Il est facilement reconnaissable dans les rues de la ville de Yaoundé. Pendant de longues années, Maurice Simo a servi comme interprète en langue de signe à la télévision nationale. Convié lors des évènements afin de servir de facilitateur pour les déficients auditifs, il répond toujours présent. Son sourire au coin des lèvres est un indicateur de sa passion pour ce métier qu’il exerce depuis plus de trois décennies. Nous l’avons rencontré il y a quelques jours dans la capitale politique du Cameroun. Avec ses deux mains, il « dessinait » dans les airs des courbes et des signes. Seuls les initiés parvenaient à décoder le message qu’il transmettait. Les curieux se laissaient émerveiller par la justesse et la précision de ses gestes. Il a suivi la voie du destin.
C’est un métier que j’ai choisi. J’y suis et je m’y plais
Tout commence dans les années 80. Au sortir des examens partiels à l’Université de Yaoundé, il visite, avec ses amis, une école pour sourds. Il y sortira complètement transformé. L’étudiant en droit va suivre sa voie en laissant tout derrière. « Mes camarades de promotion n’en revenaient pas. J’ai tout abandonné pour suivre une formation qualifiante à l’enseignement spécialisé des enfants déficients auditifs. Je fais partie de la 1ère promotion (1985).
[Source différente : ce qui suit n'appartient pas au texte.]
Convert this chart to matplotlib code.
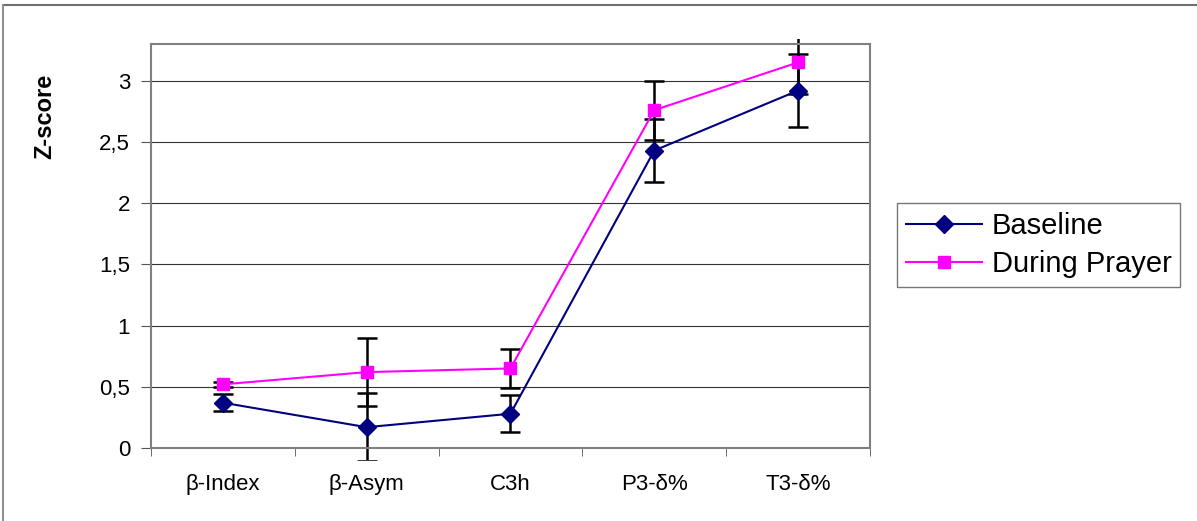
import numpy as np
import matplotlib.pyplot as plt
from matplotlib.lines import Line2D
from matplotlib.patches import Rectangle

plt.rcParams['font.family'] = ['Liberation Sans', 'DejaVu Sans']

categories = ['β-Index', 'β-Asym', 'C3h', 'P3-δ%', 'T3-δ%']
baseline = [0.37, 0.17, 0.28, 2.43, 2.92]
baseline_err = [0.07, 0.28, 0.15, 0.26, 0.30]
prayer = [0.52, 0.62, 0.65, 2.76, 3.15]
prayer_err = [0.02, 0.28, 0.16, 0.24, 0.26]
yticks = [0, 0.5, 1, 1.5, 2, 2.5, 3]
ytick_labels = ['0', '0,5', '1', '1,5', '2', '2,5', '3']

fig = plt.figure(figsize=(11.97, 5.21), dpi=100)
ax = fig.add_axes([0.1261, 0.1401, 0.6007, 0.7754])

x = np.arange(len(categories))

# grid lines
for yt in yticks[1:]:
    ax.axhline(yt, color='#333333', lw=0.8, zorder=1)

clip = Rectangle((0, -0.03), 1, 1.043, transform=ax.transAxes, fill=False, visible=False)
ax.add_patch(clip)
for vals, errs in [(baseline, baseline_err), (prayer, prayer_err)]:
    eb = ax.errorbar(x, vals, yerr=errs, fmt='none', ecolor='black', elinewidth=1.8,
                     capsize=7, capthick=1.8, zorder=2)
    for art in list(eb.lines[1]) + list(eb.lines[2]):
        art.set_clip_path(clip)

l1, = ax.plot(x, baseline, color='#000080', lw=1.5, marker='D', markersize=9,
              markerfacecolor='#000080', markeredgecolor='#000080', zorder=3, label='Baseline')
l2, = ax.plot(x, prayer, color='#FF00FF', lw=1.5, marker='s', markersize=9,
              markerfacecolor='#FF00FF', markeredgecolor='#FF00FF', zorder=3, label='During Prayer')

ax.set_xlim(-0.5, 4.5)
ax.set_ylim(0, 3.3)
ax.set_yticks(yticks)
ax.set_yticklabels(ytick_labels, fontsize=16)
ax.set_xticks(x)
ax.set_xticklabels(categories, fontsize=16)
ax.set_xticks(np.arange(-0.5, 5, 1), minor=True)
ax.tick_params(axis='x', which='major', length=0, pad=19)
ax.tick_params(axis='x', which='minor', length=6, color='#555555', direction='out')
ax.tick_params(axis='y', length=7, color='#555555', direction='out', pad=8)

for s in ax.spines.values():
    s.set_color('#808080')
    s.set_linewidth(1.5)

ax.set_ylabel('Z-score', fontsize=17, fontweight='bold')
ax.yaxis.set_label_coords(-0.132, 0.82)

leg = fig.legend(handles=[l1, l2], loc='upper left', bbox_to_anchor=(897 / 1197, 1 - 203 / 521),
                 fontsize=21, frameon=True, fancybox=False, handlelength=2.6,
                 borderpad=0.3, labelspacing=0.35, handletextpad=0.35, borderaxespad=0)
leg.get_frame().set_edgecolor('#555555')
leg.get_frame().set_linewidth(1.0)

# outer chart border (top and left visible)
fig.add_artist(Line2D([3 / 1197, 1196 / 1197], [1 - 5 / 521, 1 - 5 / 521],
                      transform=fig.transFigure, color='#707070', lw=1.5))
fig.add_artist(Line2D([3 / 1197, 3 / 1197], [0, 1 - 5 / 521],
                      transform=fig.transFigure, color='#909090', lw=1.5))

fig.savefig('out.png', dpi=100)
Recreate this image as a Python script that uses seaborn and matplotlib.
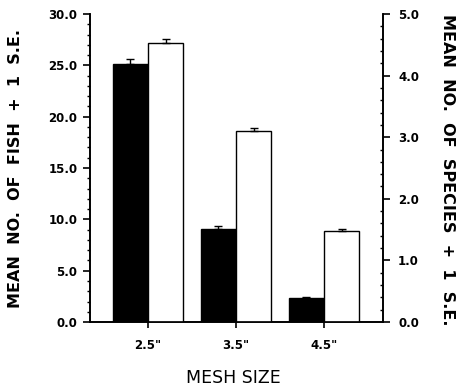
import numpy as np
import pandas as pd
import matplotlib
matplotlib.use("Agg")
import matplotlib.pyplot as plt
import seaborn as sns
from matplotlib.ticker import MultipleLocator, FormatStrFormatter

mesh = ['2.5"', '3.5"', '4.5"']
fish_mean = [25.1, 9.1, 2.3]
fish_se = [0.5, 0.3, 0.12]
species_mean = [4.53, 3.10, 1.47]
species_se = [0.06, 0.05, 0.04]
series_order = ["fish", "species"]

sns.set_style("ticks")
plt.rcParams['font.family'] = ['DejaVu Sans']
for k in ["text.color", "axes.labelcolor", "xtick.color", "ytick.color", "axes.edgecolor"]:
    plt.rcParams[k] = "black"

fig = plt.figure(figsize=(4.63, 3.88), dpi=100)
ax = fig.add_axes([0.194, 0.170, 0.633, 0.794])
ax2 = ax.twinx()

df_fish = pd.DataFrame({"mesh": mesh, "value": fish_mean, "series": "fish"})
df_sp = pd.DataFrame({"mesh": mesh, "value": species_mean, "series": "species"})
pal = {"fish": "black", "species": "white"}

sns.barplot(data=df_fish, x="mesh", y="value", hue="series", hue_order=series_order,
            palette=pal, edgecolor="black", linewidth=1.0, errorbar=None, dodge=True,
            legend=False, ax=ax)
sns.barplot(data=df_sp, x="mesh", y="value", hue="series", hue_order=series_order,
            palette=pal, edgecolor="black", linewidth=1.0, errorbar=None, dodge=True,
            legend=False, ax=ax2)

def bar_centers(a):
    ps = [p for p in a.patches if p.get_height() > 0]
    ps.sort(key=lambda p: p.get_x())
    return [p.get_x() + p.get_width() / 2 for p in ps]

xf = bar_centers(ax)
xs = bar_centers(ax2)
ax.errorbar(xf, fish_mean, yerr=[np.zeros(len(fish_se)), fish_se], fmt="none",
            ecolor="black", elinewidth=1.0, capsize=3, capthick=1.0)
ax2.errorbar(xs, species_mean, yerr=[np.zeros(len(species_se)), species_se], fmt="none",
             ecolor="black", elinewidth=1.0, capsize=3, capthick=1.0)

for a in (ax, ax2):
    a.set_xlim(-0.66, 2.67)
    a.spines["top"].set_visible(False)
    for s in a.spines.values():
        s.set_linewidth(1.2)

ax.set_ylim(0, 30)
ax.yaxis.set_major_locator(MultipleLocator(5))
ax.yaxis.set_minor_locator(MultipleLocator(1))
ax.yaxis.set_major_formatter(FormatStrFormatter("%.1f"))
ax2.set_ylim(0, 5)
ax2.yaxis.set_major_locator(MultipleLocator(1))
ax2.yaxis.set_minor_locator(MultipleLocator(0.2))
ax2.yaxis.set_major_formatter(FormatStrFormatter("%.1f"))

ax.tick_params(axis="y", which="major", direction="out", length=5, width=1.2, labelsize=8.5, pad=4)
ax.tick_params(axis="y", which="minor", direction="out", length=2.5, width=1.0)
ax.tick_params(axis="x", which="major", direction="out", length=4, width=1.2, labelsize=8.5, pad=8)
ax2.tick_params(axis="y", which="major", direction="out", length=5, width=1.2, labelsize=8.5, pad=6)
ax2.tick_params(axis="y", which="minor", direction="in", length=2.5, width=1.0)

for lab in ax.get_yticklabels() + ax.get_xticklabels() + ax2.get_yticklabels():
    lab.set_fontweight("bold")

ax.set_xlabel("")
ax.set_ylabel("")
ax2.set_ylabel("")
ax2.set_xlabel("")

fig.text(0.034, 0.567, "MEAN  NO.  OF  FISH  +  1  S.E.", rotation=90, ha="center", va="center",
         fontsize=11.5, fontweight="bold")
fig.text(0.966, 0.562, "MEAN  NO.  OF  SPECIES  +  1  S.E.", rotation=-90, ha="center", va="center",
         fontsize=11.5, fontweight="bold")
fig.text(0.505, 0.027, "MESH SIZE", ha="center", va="center", fontsize=12.5)

fig.savefig("out.png", dpi=100)
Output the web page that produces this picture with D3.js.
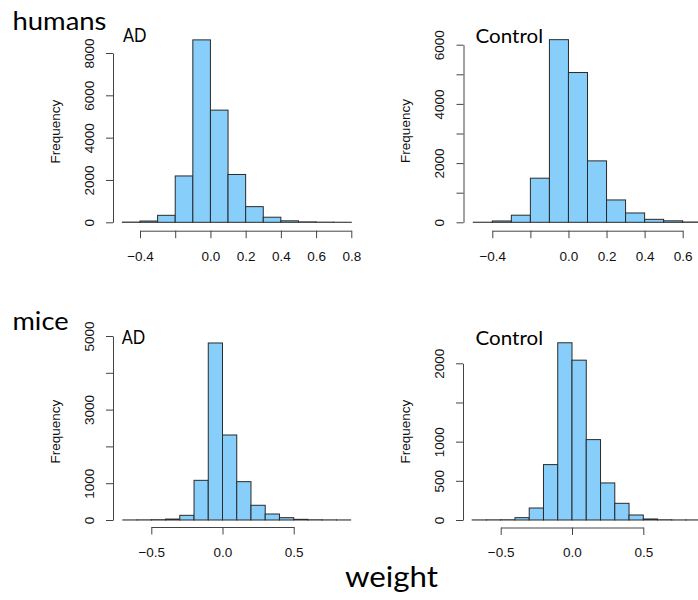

Nous avons bénéficié d’une formation mise en place par une fondation en partenariat avec la Fisaf (fédération des instituts des sourds et aveugles de France). Je suis de la toute première cuvée des professeurs formés, moulés dans cette école. Plus de 30 ans après, Maurice Simo garde la même passion. C’est d’ailleurs son activité principale. Son choix n’a pas été accepté par son entourage. Il a été raillé par les siens. « La famille et les connaissances ont eu à me stigmatiser. Une question revenait tout le temps : c’est tout ce que vous avez trouvé à faire à Yaoundé ? Dans les années 80 où il y avait des grandes écoles, tu pouvais bien continuer ton cursus. C’était un peu une espèce de moquerie pour moi. Mais, j’ai dit : c’est un métier que j’ai choisi. J’y suis et je m’y plais. N’en déplaise à certains membres de ma famille et certaines connaissances », précise-il tout décomplexé.
Si pécuniairement Maurice Simo peine, il est satisfait de donner le sourire à sa manière aux déficients auditifs à chaque fois. « Globalement, je suis à l’aise. Le sourire que je procure aux enfants et aux parents des enfants en situation de handicap est largement suffisant. Les parents accompagnent leurs enfants désormais avec le sourire ». Et de renchérir : « C’est tout simplement cette vocation à voir l’enfant en situation de handicap sourire, sortir de ce carcan qui a tendance à faire qu’il soit introverti. Pour moi, il a toujours été question de valoriser l’enfant en situation de handicap qui regorge en lui des talents », se réjouit-il. A date, il a contribué à la formation de plusieurs jeunes interprètes. Il en est d’ailleurs fier. En tant que professeur et coordonnateur des salles spéciales déficients aux examens officiels relevant de l’office du baccalauréat, Maurice Simo nourrit de grands rêvent pour le futur.
Il faut des interprètes, ne serait-ce que lors des journaux officiels
Pour lui, l’Etat devrait accorder un quota lors des examens et concours aux enfants en situation de handicap. Ils ont besoin d’être en confiance pour laisser éclore le génie qui sommeille en eux. « Si désormais dans des concours organisés par la fonction publique, on peut réserver un quota pour ces enfants en situation de handicap, j’aurais gagné ma bataille ; celle de voir ces enfants, ces jeunes s’épanouir sur le plan professionnel ». Et d’ajouter : « On aurait souhaité que la communication au niveau de nos chaînes de télévision soit de plus en plus inclusive. Les chaînes européennes sont toujours en avance. Il y a toujours un interprète au niveau des écrans. Il faut des interprètes, ne serait-ce que lors des journaux officiels, afin qu’ils restituent l’entièreté de l’information au profit des personnes déficientes auditives », souhaite Maurice Simo.
Fort de son expérience et de son vécu, l’enseignant de la langue des signes est armé pour défendre, contre vent et marée, la cause des sourds-muets.